For starters, healthcare is largely handled. You don’t need to budget for health insurance premiums the way Americans do. That alone can shave 300 to 600 euros per month off your required retirement number. In countries like Germany, the Netherlands, or the UK, your basic healthcare is covered through the state system. You might want private insurance for faster access or nicer rooms, but you won’t go bankrupt from an appendectomy.
Housing costs vary wildly. You could be paying 400 euros a month for a decent apartment in Porto or 2,500 euros for a shoebox in Zurich. This geographic spread is actually one of Europe’s biggest advantages for financial independence. You can earn in a strong currency and live somewhere affordable. That’s not a hack. That’s just smart.

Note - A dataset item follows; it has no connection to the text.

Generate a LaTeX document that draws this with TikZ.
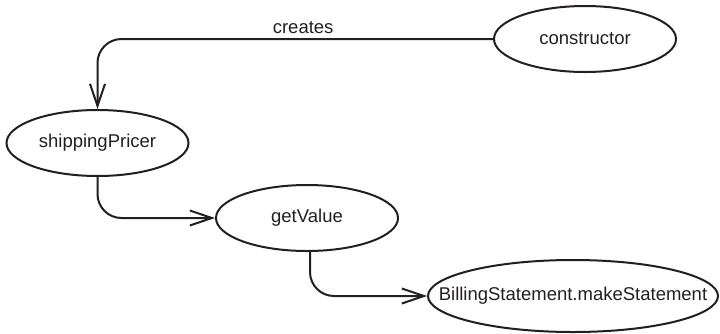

The retirement age across Europe is creeping up. France just raised it to 64 after massive protests. Germany is heading toward 67. Denmark is linking retirement age to life expectancy, which means it could hit 70 for younger workers. If you’re reading this and you’re under 40, the honest truth is that you probably can’t count on a state pension at any age that feels like “retirement.” You need your own plan.
The European Tax Landscape and Why It Matters – how to become financially free Europe
Here’s where things get complicated. Every European country has its own tax system, and most of them are not designed to help you build wealth quickly. Some are actively hostile to it.
Take wealth tax. Norway, Spain, and the Netherlands all tax your net worth above certain thresholds. In Norway, you pay 0.85% on net assets above 1.7 million kroner (about 145,000 euros). In Spain, the “Patrimonio” tax varies by region but can hit 3.5% on assets above 700,000 euros in some areas. This changes the math on financial independence significantly. If you have 2 million euros invested and you’re paying 1% wealth tax, that’s 20,000 euros per year just for existing. Your safe withdrawal rate calculations need to account for that.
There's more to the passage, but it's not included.